In one of the workshops, staff members discussed the things they wanted to show people about their lives. They also learned how to express their feelings and the visions in their minds. Only two are completely blind, but the workshops trained all of them to rely only on their other senses to take pictures. Sun Zhiyuan, the editor and host of One Plus One's Internet radio program and one of the first two trainees in the program, said he would close his eyes, feel for the location and distance of his subject, and snap the picture while holding the camera to his forehead. For more distant subjects that were out of reach, a partner would snap his fingers to guide Sun in the right direction.

Sun Zhiyuan, a host and editor for One Plus One's radio program, takes a self-portrait. 

"We all had to put a cover over the screen" of their cameras, Sun said. "Because even us with low vision like to look and see, 'How is it?'"

After they had taken their pictures, two professional photographers were on hand to offer advice on which shots were better from an artistic viewpoint. But technical merit took a backseat to what the trainees wanted to capture.

"This exhibit isn't necessarily 'art,'" Sun Ke said. "We don't think the photos should be judged on how good they are. What was most important is what they wanted to express."

Tactile diagrams, a new technology that is available only in Hong Kong, allowed the trainees to "see" their pictures. A special machine would print a copy of their pictures with raised lines and patterns where ink was heaviest or darkest in the original photograph. Using the tactile diagrams, the trainees could decide whether they had gotten the shot they wanted. The photos in the exhibit were chosen based on what they felt came closest to their intended message.

Most of the photos in the exhibit were captured accidentally. Often, the end result turned out differently than what the photographers expected, but the pictures also carry a lot more meaning, they say.

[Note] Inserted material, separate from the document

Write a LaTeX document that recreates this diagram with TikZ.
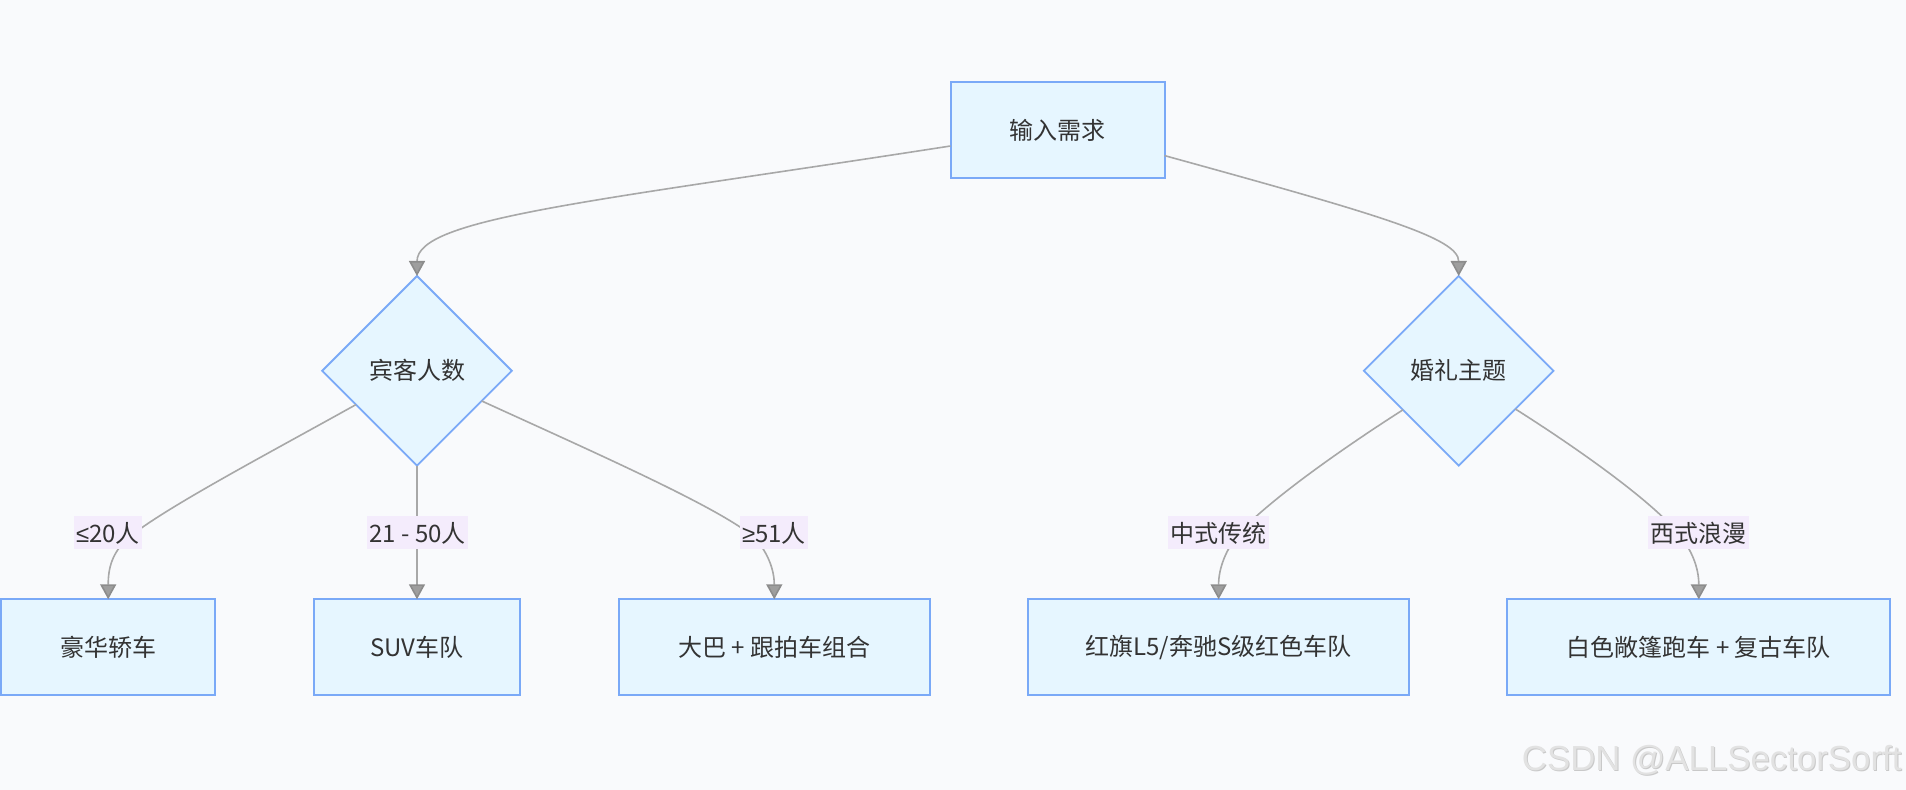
\documentclass[tikz,border=0pt]{standalone}
\usepackage{fontspec}
\setmainfont{Noto Sans CJK SC}
\newfontfamily\wmfont{Liberation Sans}
\newfontfamily\relfont{Liberation Sans}
\usetikzlibrary{shapes.geometric,arrows.meta}
\definecolor{pagebg}{HTML}{F9FAFC}
\definecolor{nodefill}{HTML}{E6F6FF}
\definecolor{nodeline}{HTML}{7AA9F7}
\definecolor{lblfill}{HTML}{F4ECFC}
\definecolor{edgecol}{HTML}{A8A8A8}
\definecolor{arrowfill}{HTML}{9E9E9E}
\definecolor{arrowdraw}{HTML}{8C8C8C}
\definecolor{txt}{HTML}{333333}
\definecolor{wmmain}{HTML}{E2E2E2}
\definecolor{wmshade}{HTML}{C9C9C9}
\begin{document}
\begin{tikzpicture}[x=0.5pt,y=-0.5pt,
  every node/.style={font=\fontsize{12pt}{16pt}\selectfont, text=txt},
  box/.style={draw=nodeline, fill=nodefill, line width=1pt, rectangle, inner sep=0pt, outer sep=0pt, minimum height=48pt},
  decision/.style={draw=nodeline, fill=nodefill, line width=0.9pt, diamond, aspect=1, inner sep=0pt, outer sep=0pt, minimum width=94.8pt, minimum height=94.8pt},
  elabel/.style={fill=lblfill, inner xsep=1.2pt, inner ysep=0pt, minimum height=16.5pt},
  conn/.style={draw=edgecol, line width=0.8pt, -{Triangle[length=7.5pt,width=8pt,color=arrowdraw,fill=arrowfill]}}
]
\useasboundingbox[fill=pagebg] (0,0) rectangle (1906,790);

% nodes
\node[box, minimum width=107pt] (top) at (1057.5,130) {输入需求};
\node[decision] (d1) at (417,370.8) {宾客人数};
\node[decision] (d2) at (1458.7,370.8) {婚礼主题};
\node[box, minimum width=107pt] (b1) at (108.2,647.3) {豪华轿车};
\node[box, minimum width=103.3pt] (b2) at (417,647.3) {SUV车队};
\node[box, minimum width=155.6pt] (b3) at (774.3,647.3) {大巴 + 跟拍车组合};
\node[box, minimum width=190.2pt] (b4) at (1218.6,647.3) {红旗L5/奔驰S级红色车队};
\node[box, minimum width=191.5pt] (b5) at (1698.8,647.3) {白色敞篷跑车 + 复古车队};

% connectors
\draw[conn] ([yshift=-8pt]top.west) .. controls (590,202) and (417,218) .. (d1.north);
\draw[conn] ([yshift=-12.8pt]top.east) .. controls (1380,215) and (1458.7,238) .. (d2.north);
\draw[conn] (d1.209) .. controls (260,458) and (165,508) .. (128,538) .. controls (112,553) and (108.2,568) .. (b1.north);
\draw[conn] (d1.south) -- (b2.north);
\draw[conn] (d1.335) .. controls (600,455) and (720,508) .. (755,538) .. controls (768,553) and (774.3,570) .. (b3.north);
\draw[conn] (d2.215) .. controls (1340,450) and (1270,500) .. (1240,532) .. controls (1226,549) and (1218.6,568) .. (b4.north);
\draw[conn] (d2.326) .. controls (1580,450) and (1650,500) .. (1678,533) .. controls (1692,550) and (1698.8,568) .. (b5.north);

% edge labels
\node[elabel] (l1) at (108,533) {{\relfont ≤}20人};
\node[elabel] (l2) at (417.5,533) {21 - 50人};
\node[elabel] (l3) at (774,533) {{\relfont ≥}51人};
\node[elabel] (l4) at (1218.6,533) {中式传统};
\node[elabel] (l5) at (1698.8,533) {西式浪漫};

% watermark
\node[anchor=base west, inner sep=0pt, text=wmshade, font=\wmfont\fontsize{17.4pt}{19pt}\selectfont] (wms) at (1522.5,771) {CSDN @ALLSectorSorft};
\node[anchor=base west, inner sep=0pt, text=wmmain, font=\wmfont\fontsize{17.4pt}{19pt}\selectfont] (wm) at (1521.5,770) {CSDN @ALLSectorSorft};
\end{tikzpicture}
\end{document}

One photographer, Jin Ling, an administrative assistant, said she was curious about the inside of a mailbox, which was too high for her to peer into. So, she used her camera to take a picture. The picture on display shows not only the inside of the mailbox, but also a little bit of Jin herself.

"I used my camera to see what I can't see," Jin said. "I didn't mean to include myself in the picture, But I learned that there are a range of things the camera takes a picture of, not just a narrow subject."

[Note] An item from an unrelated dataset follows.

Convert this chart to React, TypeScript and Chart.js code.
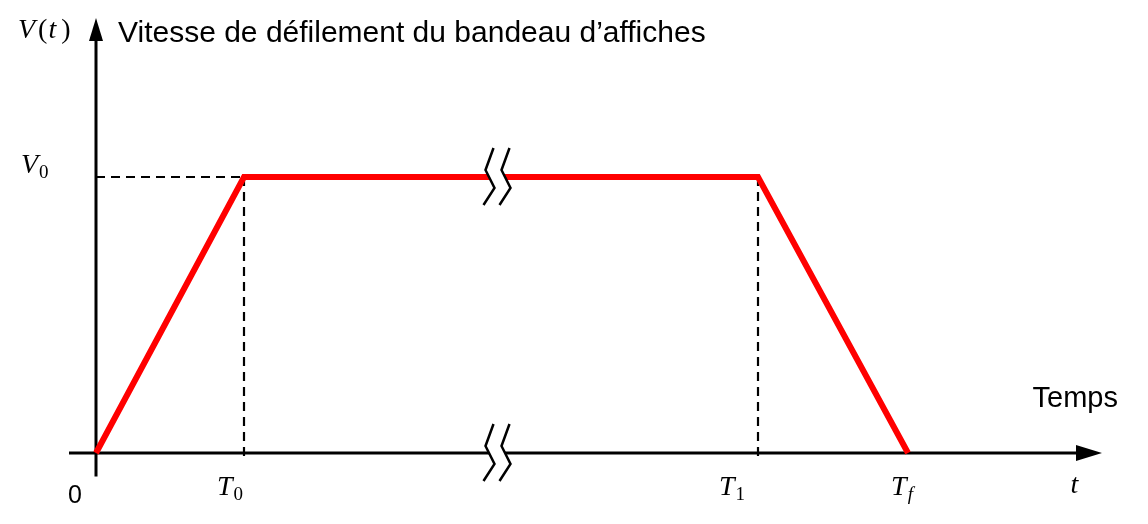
import React, { useEffect, useRef } from "react";
import { Chart, registerables } from "chart.js";

Chart.register(...registerables);

// ---- data ----
const timeLabels = ["T0", "T1", "Tf"];
const timeTicks = [1.48, 6.62, 8.12];
const profileTimes = [0, 1.48, 6.62, 8.12];
const profileSpeeds = [0, 1, 1, 0];
const speedLevel = 1; // V0
const breakTimes = [3.93, 4.09];

const X_MIN = -0.3;
const X_MAX = 10.06;
const Y_MIN = -0.1;
const Y_MAX = 1.5833;

const SANS = '"Liberation Sans", Arial, sans-serif';
const SERIF = '"Liberation Serif", "DejaVu Serif", serif';

type Part = { t: string; it?: boolean; sub?: boolean; gap?: number };

function mathWidth(ctx: CanvasRenderingContext2D, parts: Part[], size: number, subSize: number) {
  let w = 0;
  for (const p of parts) {
    ctx.font = `${p.it ? "italic " : ""}${p.sub ? subSize : size}px ${SERIF}`;
    w += ctx.measureText(p.t).width + (p.gap ?? (p.it && !p.sub ? 1 : 0));
  }
  return w;
}

function drawMath(
  ctx: CanvasRenderingContext2D,
  parts: Part[],
  x: number,
  y: number,
  align: "left" | "center" | "right",
  size = 27,
  subSize = 19
) {
  const w = mathWidth(ctx, parts, size, subSize);
  let cx = align === "left" ? x : align === "center" ? x - w / 2 : x - w;
  ctx.textAlign = "left";
  ctx.textBaseline = "alphabetic";
  ctx.fillStyle = "#000";
  for (const p of parts) {
    ctx.font = `${p.it ? "italic " : ""}${p.sub ? subSize : size}px ${SERIF}`;
    ctx.fillText(p.t, cx, p.sub ? y + 5 : y);
    cx += ctx.measureText(p.t).width + (p.gap ?? (p.it && !p.sub ? 1 : 0));
  }
}

const labelParts: Record<string, Part[]> = {
  T0: [{ t: "T", it: true }, { t: "0", sub: true }],
  T1: [{ t: "T", it: true }, { t: "1", sub: true }],
  Tf: [{ t: "T", it: true }, { t: "f", it: true, sub: true }],
};
const labelShift = [-14, -26, -6];

const diagramPlugin = {
  id: "diagram",
  beforeDatasetsDraw(chart: any) {
    const { ctx, chartArea, scales } = chart;
    const xs = scales.x;
    const ys = scales.y;
    const x0 = xs.getPixelForValue(0);
    const y0 = ys.getPixelForValue(0);
    ctx.save();
    ctx.strokeStyle = "#000";
    ctx.fillStyle = "#000";
    ctx.lineWidth = 3;
    // x axis
    ctx.beginPath();
    ctx.moveTo(chartArea.left + 3, y0);
    ctx.lineTo(chartArea.right - 20, y0);
    ctx.stroke();
    ctx.beginPath();
    ctx.moveTo(chartArea.right, y0);
    ctx.lineTo(chartArea.right - 26, y0 - 8);
    ctx.lineTo(chartArea.right - 26, y0 + 8);
    ctx.closePath();
    ctx.fill();
    // y axis
    ctx.beginPath();
    ctx.moveTo(x0, chartArea.bottom - 4);
    ctx.lineTo(x0, chartArea.top + 20);
    ctx.stroke();
    ctx.beginPath();
    ctx.moveTo(x0, chartArea.top + 2);
    ctx.lineTo(x0 - 7, chartArea.top + 25);
    ctx.lineTo(x0 + 7, chartArea.top + 25);
    ctx.closePath();
    ctx.fill();
    ctx.restore();
  },
  afterDatasetsDraw(chart: any) {
    const { ctx, scales } = chart;
    const xs = scales.x;
    const ys = scales.y;
    ctx.save();
    // axis breaks
    const zig = [
      [4.5, -29],
      [-3.5, -7],
      [5.5, 11],
      [-5.5, 28],
    ];
    for (const level of [speedLevel, 0]) {
      const cy = ys.getPixelForValue(level);
      const a = xs.getPixelForValue(breakTimes[0]);
      const b = xs.getPixelForValue(breakTimes[1]);
      ctx.fillStyle = "#fff";
      ctx.beginPath();
      zig.forEach(([dx, dy], i) => (i ? ctx.lineTo(a + dx, cy + dy) : ctx.moveTo(a + dx, cy + dy)));
      [...zig].reverse().forEach(([dx, dy]) => ctx.lineTo(b + dx, cy + dy));
      ctx.closePath();
      ctx.fill();
      ctx.strokeStyle = "#000";
      ctx.lineWidth = 2.5;
      ctx.lineJoin = "miter";
      for (const c of [a, b]) {
        ctx.beginPath();
        zig.forEach(([dx, dy], i) => (i ? ctx.lineTo(c + dx, cy + dy) : ctx.moveTo(c + dx, cy + dy)));
        ctx.stroke();
      }
    }
    // texts
    ctx.fillStyle = "#000";
    ctx.textBaseline = "alphabetic";
    ctx.textAlign = "left";
    ctx.font = `30px ${SANS}`;
    ctx.fillText("Vitesse de défilement du bandeau d’affiches", 118, 42);
    ctx.textAlign = "right";
    ctx.font = `29px ${SANS}`;
    ctx.fillText("Temps", 1118, 407);
    ctx.textAlign = "center";
    ctx.font = `25px ${SANS}`;
    const x0 = xs.getPixelForValue(0);
    const y0 = ys.getPixelForValue(0);
    ctx.fillText("0", x0 - 21, y0 + 50);

    drawMath(
      ctx,
      [{ t: "V", it: true, gap: 3 }, { t: "(", gap: 1 }, { t: "t", it: true, gap: 5 }, { t: ")" }],
      18,
      38,
      "left",
      28
    );
    drawMath(ctx, [{ t: "V", it: true }, { t: "0", sub: true }], 21, ys.getPixelForValue(speedLevel) - 4, "left", 28);
    timeLabels.forEach((lab, i) => {
      drawMath(ctx, labelParts[lab], xs.getPixelForValue(timeTicks[i]) + labelShift[i], y0 + 42, "center", 28);
    });
    drawMath(ctx, [{ t: "t", it: true }], 1075, y0 + 40, "center", 28);
    ctx.restore();
  },
};

export default function App() {
  const ref = useRef<HTMLCanvasElement>(null);
  useEffect(() => {
    if (!ref.current) return;
    const red = profileTimes.map((t, i) => ({ x: t, y: profileSpeeds[i] }));
    const dashStyle = {
      borderColor: "#000",
      borderWidth: 2.2,
      borderDash: [9, 6],
      pointRadius: 0,
      fill: false,
      tension: 0,
    };
    const chart = new Chart(ref.current, {
      type: "line",
      data: {
        datasets: [
          {
            data: red,
            borderColor: "#ff0000",
            borderWidth: 6,
            pointRadius: 0,
            fill: false,
            tension: 0,
            borderJoinStyle: "miter",
          } as any,
          { ...dashStyle, data: [{ x: 0, y: speedLevel }, { x: timeTicks[0], y: speedLevel }] },
          { ...dashStyle, data: [{ x: timeTicks[0], y: speedLevel }, { x: timeTicks[0], y: -0.03 }] },
          { ...dashStyle, data: [{ x: timeTicks[1], y: speedLevel }, { x: timeTicks[1], y: -0.03 }] },
        ],
      },
      options: {
        animation: false,
        responsive: false,
        parsing: true,
        layout: { padding: { left: 66, right: 46, top: 16, bottom: 43.4 } },
        scales: {
          x: { type: "linear", min: X_MIN, max: X_MAX, display: false },
          y: { type: "linear", min: Y_MIN, max: Y_MAX, display: false },
        },
        plugins: { legend: { display: false }, tooltip: { enabled: false } },
      },
      plugins: [diagramPlugin],
    });
    return () => chart.destroy();
  }, []);
  return (
    <div style={{ position: "fixed", left: 0, top: 0, width: 1148, height: 524, background: "#fff" }}>
      <canvas ref={ref} width={1148} height={524} style={{ width: 1148, height: 524 }} />
    </div>
  );
}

One of Jin's entries is a photograph of the inside of a mailbox, which was too high for her to see. "If I change my perspective, maybe there will be a surprise," she wrote in her description.

Sun Zhiyuan thought his photo of a bright red "6" would be in the middle of an indecipherable darkness, but it landed in the top right corner instead.

"The number itself doesn't mean anything," Sun said. "The bright light and the darkness around it represent my world, how I see. Only after I took the picture did I feel that it represented the uncertainty about my future."

Sun worries that his vision will become worse and that one day he will be completely blind.

This photograph came out differently than what Sun Zhiyuan had imagined. But he realized it showed an added layer of the uncertainty he feels about his vision and future.

The newly trained photographers now hope they can push their project further. The workshops also taught them how to become trainers themselves, and they hope to use their knowledge to work with the local government and blind schools to help other visually impaired people learn this counterintuitive way to express their visions. At the same time, they hope that using this new language to communicate will empower them and other people with disabilities.

"We found more things we can do," Jin said. "We may not do it very well, but we can show our potential and vision."

"It's the feeling that maybe you're doing something. You're hearing others do it and thinking, ‘Oh, I can take pictures, too!'"

Jin Ling, an administrative assistant for One Plus One, takes a self-portrait.